• _TASK OBJECTIVE_
Copy each line below in which the string "TypeScript" occurs.

--- START OF EXCERPTED DATA ---

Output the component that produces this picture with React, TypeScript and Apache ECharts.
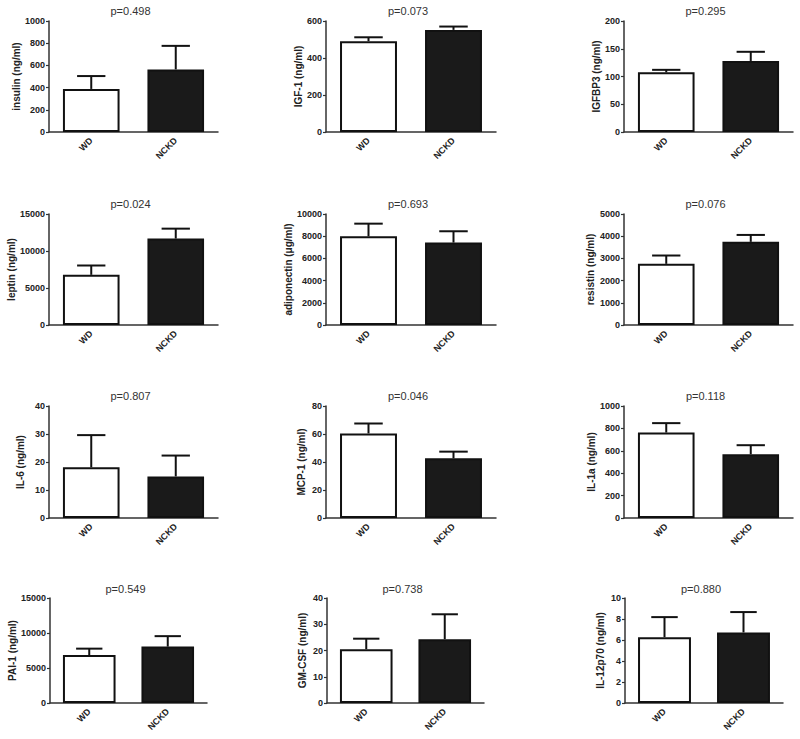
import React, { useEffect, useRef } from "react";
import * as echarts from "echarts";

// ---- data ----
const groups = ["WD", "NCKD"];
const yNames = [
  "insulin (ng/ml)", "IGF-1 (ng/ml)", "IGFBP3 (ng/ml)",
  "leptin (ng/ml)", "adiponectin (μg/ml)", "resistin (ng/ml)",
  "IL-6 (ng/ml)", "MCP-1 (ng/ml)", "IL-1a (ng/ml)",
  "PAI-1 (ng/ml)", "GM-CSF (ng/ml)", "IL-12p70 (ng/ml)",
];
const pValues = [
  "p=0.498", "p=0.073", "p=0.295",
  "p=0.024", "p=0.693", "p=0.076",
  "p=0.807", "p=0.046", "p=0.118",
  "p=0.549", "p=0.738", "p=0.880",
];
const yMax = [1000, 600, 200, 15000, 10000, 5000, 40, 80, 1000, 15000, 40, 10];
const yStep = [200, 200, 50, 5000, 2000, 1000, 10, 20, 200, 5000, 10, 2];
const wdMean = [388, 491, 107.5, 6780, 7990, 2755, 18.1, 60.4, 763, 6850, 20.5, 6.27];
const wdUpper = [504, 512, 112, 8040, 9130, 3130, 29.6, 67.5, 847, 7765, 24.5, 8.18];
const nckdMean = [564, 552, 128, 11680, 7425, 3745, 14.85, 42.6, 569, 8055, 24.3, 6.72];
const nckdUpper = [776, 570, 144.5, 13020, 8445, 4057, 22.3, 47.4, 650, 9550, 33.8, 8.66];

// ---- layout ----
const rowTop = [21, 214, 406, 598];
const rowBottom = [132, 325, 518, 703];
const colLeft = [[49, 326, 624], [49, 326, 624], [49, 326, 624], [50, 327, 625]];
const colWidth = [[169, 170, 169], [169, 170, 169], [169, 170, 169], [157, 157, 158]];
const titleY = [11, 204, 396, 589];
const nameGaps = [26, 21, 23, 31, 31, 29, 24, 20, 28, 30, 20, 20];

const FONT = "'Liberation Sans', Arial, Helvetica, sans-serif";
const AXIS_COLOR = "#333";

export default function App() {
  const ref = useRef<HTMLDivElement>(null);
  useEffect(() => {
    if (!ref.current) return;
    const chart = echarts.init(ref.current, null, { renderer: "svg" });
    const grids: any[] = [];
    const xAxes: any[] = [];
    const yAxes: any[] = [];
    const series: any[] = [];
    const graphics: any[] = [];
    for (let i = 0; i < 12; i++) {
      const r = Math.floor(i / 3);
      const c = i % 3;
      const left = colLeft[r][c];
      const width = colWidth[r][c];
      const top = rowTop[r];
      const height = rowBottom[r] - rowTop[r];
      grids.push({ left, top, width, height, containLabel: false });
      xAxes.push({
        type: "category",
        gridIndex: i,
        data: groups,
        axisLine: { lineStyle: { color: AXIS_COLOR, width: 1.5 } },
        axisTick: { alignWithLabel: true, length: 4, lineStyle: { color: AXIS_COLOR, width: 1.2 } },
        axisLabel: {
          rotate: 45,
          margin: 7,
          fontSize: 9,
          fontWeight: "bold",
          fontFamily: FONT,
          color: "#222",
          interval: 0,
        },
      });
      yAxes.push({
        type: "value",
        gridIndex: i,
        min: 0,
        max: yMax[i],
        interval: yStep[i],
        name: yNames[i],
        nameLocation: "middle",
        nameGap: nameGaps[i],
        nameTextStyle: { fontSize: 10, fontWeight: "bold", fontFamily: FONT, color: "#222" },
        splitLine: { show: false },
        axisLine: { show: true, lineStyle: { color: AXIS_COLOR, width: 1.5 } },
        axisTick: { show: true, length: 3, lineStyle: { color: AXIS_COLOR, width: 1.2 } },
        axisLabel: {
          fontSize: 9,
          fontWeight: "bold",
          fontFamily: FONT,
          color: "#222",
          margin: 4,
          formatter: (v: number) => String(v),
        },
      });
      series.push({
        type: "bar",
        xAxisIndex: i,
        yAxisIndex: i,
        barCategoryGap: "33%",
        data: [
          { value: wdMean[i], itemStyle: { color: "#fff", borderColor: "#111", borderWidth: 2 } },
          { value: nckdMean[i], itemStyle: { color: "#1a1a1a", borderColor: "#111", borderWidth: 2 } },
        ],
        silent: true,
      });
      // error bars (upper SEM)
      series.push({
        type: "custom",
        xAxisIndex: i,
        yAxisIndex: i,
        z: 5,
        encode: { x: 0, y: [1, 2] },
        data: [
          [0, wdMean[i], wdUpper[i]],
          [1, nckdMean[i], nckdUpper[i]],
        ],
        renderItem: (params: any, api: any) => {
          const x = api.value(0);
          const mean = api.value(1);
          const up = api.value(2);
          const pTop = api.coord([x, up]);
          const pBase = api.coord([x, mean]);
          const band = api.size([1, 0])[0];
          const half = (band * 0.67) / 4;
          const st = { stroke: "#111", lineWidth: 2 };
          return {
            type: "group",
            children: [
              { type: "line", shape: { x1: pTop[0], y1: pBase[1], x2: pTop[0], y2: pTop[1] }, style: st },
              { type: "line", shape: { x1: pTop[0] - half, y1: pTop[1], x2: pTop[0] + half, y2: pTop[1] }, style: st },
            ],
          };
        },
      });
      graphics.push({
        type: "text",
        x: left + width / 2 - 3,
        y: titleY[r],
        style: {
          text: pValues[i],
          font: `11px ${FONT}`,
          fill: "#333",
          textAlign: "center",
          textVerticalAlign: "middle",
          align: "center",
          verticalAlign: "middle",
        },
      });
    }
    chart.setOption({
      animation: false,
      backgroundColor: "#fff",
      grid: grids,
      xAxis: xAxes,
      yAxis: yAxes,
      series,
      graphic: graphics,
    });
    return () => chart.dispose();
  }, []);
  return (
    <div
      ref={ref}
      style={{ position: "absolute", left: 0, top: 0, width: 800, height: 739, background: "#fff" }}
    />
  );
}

--- END OF EXCERPTED DATA ---
--- START OF EXCERPTED DATA ---

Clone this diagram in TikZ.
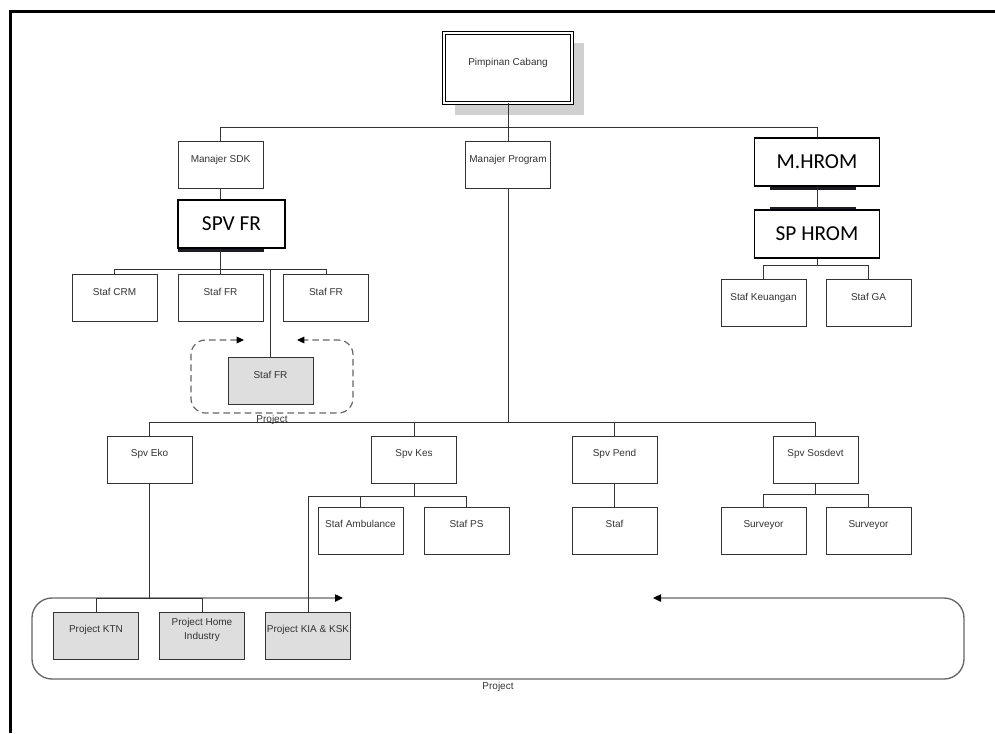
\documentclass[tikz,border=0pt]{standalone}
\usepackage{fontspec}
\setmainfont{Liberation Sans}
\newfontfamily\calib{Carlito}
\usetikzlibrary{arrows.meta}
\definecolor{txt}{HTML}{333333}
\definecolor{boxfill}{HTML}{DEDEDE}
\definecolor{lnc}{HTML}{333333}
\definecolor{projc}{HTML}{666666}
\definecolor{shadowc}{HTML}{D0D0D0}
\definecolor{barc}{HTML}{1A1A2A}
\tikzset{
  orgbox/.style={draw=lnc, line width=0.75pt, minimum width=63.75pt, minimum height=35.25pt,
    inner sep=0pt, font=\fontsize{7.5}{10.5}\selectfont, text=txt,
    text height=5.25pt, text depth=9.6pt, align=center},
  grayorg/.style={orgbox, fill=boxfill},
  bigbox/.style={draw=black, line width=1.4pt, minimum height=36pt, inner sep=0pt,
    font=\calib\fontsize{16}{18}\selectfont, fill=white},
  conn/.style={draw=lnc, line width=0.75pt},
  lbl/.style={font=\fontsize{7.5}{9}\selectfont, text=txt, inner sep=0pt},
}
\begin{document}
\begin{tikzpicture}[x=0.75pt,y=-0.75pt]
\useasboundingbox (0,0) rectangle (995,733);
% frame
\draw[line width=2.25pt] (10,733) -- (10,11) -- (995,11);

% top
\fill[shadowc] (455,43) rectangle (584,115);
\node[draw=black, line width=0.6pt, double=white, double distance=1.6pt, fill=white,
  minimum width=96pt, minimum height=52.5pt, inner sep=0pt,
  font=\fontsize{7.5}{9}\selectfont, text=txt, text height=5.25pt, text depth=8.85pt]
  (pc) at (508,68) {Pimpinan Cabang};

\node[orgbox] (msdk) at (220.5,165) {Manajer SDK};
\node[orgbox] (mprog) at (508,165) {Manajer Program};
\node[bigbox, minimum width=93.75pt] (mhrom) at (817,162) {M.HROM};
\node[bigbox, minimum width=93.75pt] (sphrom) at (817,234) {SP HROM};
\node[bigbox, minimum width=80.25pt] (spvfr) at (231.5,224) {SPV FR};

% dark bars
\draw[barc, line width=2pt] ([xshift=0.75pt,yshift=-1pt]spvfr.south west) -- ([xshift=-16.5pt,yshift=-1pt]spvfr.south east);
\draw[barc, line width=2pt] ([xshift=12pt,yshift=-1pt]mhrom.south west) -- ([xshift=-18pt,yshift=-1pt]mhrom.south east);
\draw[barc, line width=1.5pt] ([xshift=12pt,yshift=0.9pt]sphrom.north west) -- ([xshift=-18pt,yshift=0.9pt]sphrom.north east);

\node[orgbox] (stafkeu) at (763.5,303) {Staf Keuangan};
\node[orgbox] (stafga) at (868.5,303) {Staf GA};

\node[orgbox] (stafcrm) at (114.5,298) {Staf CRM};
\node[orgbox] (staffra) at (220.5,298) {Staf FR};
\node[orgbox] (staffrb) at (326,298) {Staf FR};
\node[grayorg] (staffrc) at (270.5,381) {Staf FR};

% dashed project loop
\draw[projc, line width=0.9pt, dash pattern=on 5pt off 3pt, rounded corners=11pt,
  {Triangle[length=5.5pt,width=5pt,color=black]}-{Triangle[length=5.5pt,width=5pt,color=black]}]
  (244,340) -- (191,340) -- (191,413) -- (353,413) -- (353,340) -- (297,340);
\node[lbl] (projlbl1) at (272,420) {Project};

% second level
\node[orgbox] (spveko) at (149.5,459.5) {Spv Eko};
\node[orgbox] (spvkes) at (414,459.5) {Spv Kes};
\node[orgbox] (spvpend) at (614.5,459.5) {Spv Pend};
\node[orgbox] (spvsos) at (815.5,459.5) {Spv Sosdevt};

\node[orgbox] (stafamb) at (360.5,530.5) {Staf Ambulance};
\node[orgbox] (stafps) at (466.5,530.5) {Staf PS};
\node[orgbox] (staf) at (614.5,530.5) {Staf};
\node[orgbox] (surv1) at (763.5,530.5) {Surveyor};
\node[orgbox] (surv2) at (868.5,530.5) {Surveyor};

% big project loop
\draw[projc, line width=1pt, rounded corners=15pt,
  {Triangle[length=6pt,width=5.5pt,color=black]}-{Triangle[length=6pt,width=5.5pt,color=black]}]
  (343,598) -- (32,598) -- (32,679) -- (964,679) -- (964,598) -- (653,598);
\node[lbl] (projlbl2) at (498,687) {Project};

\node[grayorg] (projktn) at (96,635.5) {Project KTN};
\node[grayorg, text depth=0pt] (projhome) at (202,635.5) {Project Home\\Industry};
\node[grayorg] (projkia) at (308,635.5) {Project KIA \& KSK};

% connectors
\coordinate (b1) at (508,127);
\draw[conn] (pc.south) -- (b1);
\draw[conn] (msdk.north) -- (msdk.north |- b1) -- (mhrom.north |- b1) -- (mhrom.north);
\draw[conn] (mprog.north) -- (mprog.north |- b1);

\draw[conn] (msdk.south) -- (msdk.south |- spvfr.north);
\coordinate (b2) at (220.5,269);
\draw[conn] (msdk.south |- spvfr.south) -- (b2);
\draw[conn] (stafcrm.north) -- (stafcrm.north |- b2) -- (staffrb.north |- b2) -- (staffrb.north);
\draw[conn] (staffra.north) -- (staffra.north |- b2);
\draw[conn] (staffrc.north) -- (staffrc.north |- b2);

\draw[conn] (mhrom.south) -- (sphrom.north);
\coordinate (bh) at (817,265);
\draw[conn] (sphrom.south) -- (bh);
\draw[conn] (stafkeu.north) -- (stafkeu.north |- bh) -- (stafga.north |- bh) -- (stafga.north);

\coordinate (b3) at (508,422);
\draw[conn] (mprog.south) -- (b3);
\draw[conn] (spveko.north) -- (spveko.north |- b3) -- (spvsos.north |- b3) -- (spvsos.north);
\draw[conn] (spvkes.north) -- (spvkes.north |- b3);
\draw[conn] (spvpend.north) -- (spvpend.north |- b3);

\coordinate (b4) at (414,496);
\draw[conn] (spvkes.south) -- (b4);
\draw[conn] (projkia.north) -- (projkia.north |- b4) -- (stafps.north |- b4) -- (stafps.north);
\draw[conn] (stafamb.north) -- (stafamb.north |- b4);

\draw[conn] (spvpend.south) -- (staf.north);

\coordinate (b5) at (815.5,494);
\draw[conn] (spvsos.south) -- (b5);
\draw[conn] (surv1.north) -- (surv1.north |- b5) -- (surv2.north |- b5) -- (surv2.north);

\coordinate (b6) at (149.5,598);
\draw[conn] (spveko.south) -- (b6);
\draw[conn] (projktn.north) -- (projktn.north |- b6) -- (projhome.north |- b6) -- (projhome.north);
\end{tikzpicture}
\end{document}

--- END OF EXCERPTED DATA ---
--- START OF EXCERPTED DATA ---

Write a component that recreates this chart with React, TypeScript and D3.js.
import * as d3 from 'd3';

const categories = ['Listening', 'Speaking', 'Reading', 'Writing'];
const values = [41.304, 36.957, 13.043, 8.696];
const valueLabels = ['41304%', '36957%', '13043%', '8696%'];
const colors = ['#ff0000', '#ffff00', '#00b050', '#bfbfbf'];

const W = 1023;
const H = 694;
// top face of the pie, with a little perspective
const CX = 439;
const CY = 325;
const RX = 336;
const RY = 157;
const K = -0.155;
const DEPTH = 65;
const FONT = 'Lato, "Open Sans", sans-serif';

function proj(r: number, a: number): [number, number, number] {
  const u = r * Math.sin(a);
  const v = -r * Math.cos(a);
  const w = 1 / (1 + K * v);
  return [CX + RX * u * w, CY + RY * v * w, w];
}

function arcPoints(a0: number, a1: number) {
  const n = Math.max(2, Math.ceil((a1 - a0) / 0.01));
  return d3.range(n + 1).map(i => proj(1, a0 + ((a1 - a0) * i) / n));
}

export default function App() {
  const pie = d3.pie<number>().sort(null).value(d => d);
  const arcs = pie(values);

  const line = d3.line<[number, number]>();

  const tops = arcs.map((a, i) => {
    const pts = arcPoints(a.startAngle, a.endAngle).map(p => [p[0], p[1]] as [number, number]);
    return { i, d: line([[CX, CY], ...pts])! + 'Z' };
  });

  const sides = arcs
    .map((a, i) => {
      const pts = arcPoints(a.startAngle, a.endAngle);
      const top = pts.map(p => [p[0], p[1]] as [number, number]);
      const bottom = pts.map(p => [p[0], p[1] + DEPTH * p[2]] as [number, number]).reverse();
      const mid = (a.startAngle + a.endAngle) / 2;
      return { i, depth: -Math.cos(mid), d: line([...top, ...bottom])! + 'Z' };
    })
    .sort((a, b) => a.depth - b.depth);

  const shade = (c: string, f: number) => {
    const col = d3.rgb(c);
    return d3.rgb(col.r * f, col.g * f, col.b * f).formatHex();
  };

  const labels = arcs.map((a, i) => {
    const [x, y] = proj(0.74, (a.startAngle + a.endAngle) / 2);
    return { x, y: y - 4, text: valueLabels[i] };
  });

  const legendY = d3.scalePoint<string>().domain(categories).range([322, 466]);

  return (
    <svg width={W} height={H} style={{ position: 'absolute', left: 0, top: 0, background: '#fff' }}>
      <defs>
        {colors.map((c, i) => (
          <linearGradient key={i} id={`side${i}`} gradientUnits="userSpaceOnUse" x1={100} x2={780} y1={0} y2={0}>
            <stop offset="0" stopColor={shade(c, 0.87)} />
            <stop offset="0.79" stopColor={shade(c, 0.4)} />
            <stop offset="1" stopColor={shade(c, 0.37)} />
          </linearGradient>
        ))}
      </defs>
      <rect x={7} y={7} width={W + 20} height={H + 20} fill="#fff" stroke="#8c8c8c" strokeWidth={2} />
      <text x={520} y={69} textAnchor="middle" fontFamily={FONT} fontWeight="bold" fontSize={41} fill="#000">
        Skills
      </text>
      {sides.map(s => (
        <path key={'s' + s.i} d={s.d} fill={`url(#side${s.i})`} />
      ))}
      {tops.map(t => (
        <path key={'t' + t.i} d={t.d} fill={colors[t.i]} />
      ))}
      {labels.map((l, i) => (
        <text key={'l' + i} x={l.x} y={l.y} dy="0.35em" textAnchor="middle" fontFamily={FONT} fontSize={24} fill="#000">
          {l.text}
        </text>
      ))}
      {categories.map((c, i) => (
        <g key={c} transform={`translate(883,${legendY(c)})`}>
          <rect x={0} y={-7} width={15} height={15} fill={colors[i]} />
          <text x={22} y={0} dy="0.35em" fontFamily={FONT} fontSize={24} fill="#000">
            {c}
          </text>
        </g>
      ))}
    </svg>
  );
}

--- END OF EXCERPTED DATA ---

• _EXERCISE OUTPUT_
Output the component that produces this picture with React, TypeScript and Apache ECharts.
Write a component that recreates this chart with React, TypeScript and D3.js.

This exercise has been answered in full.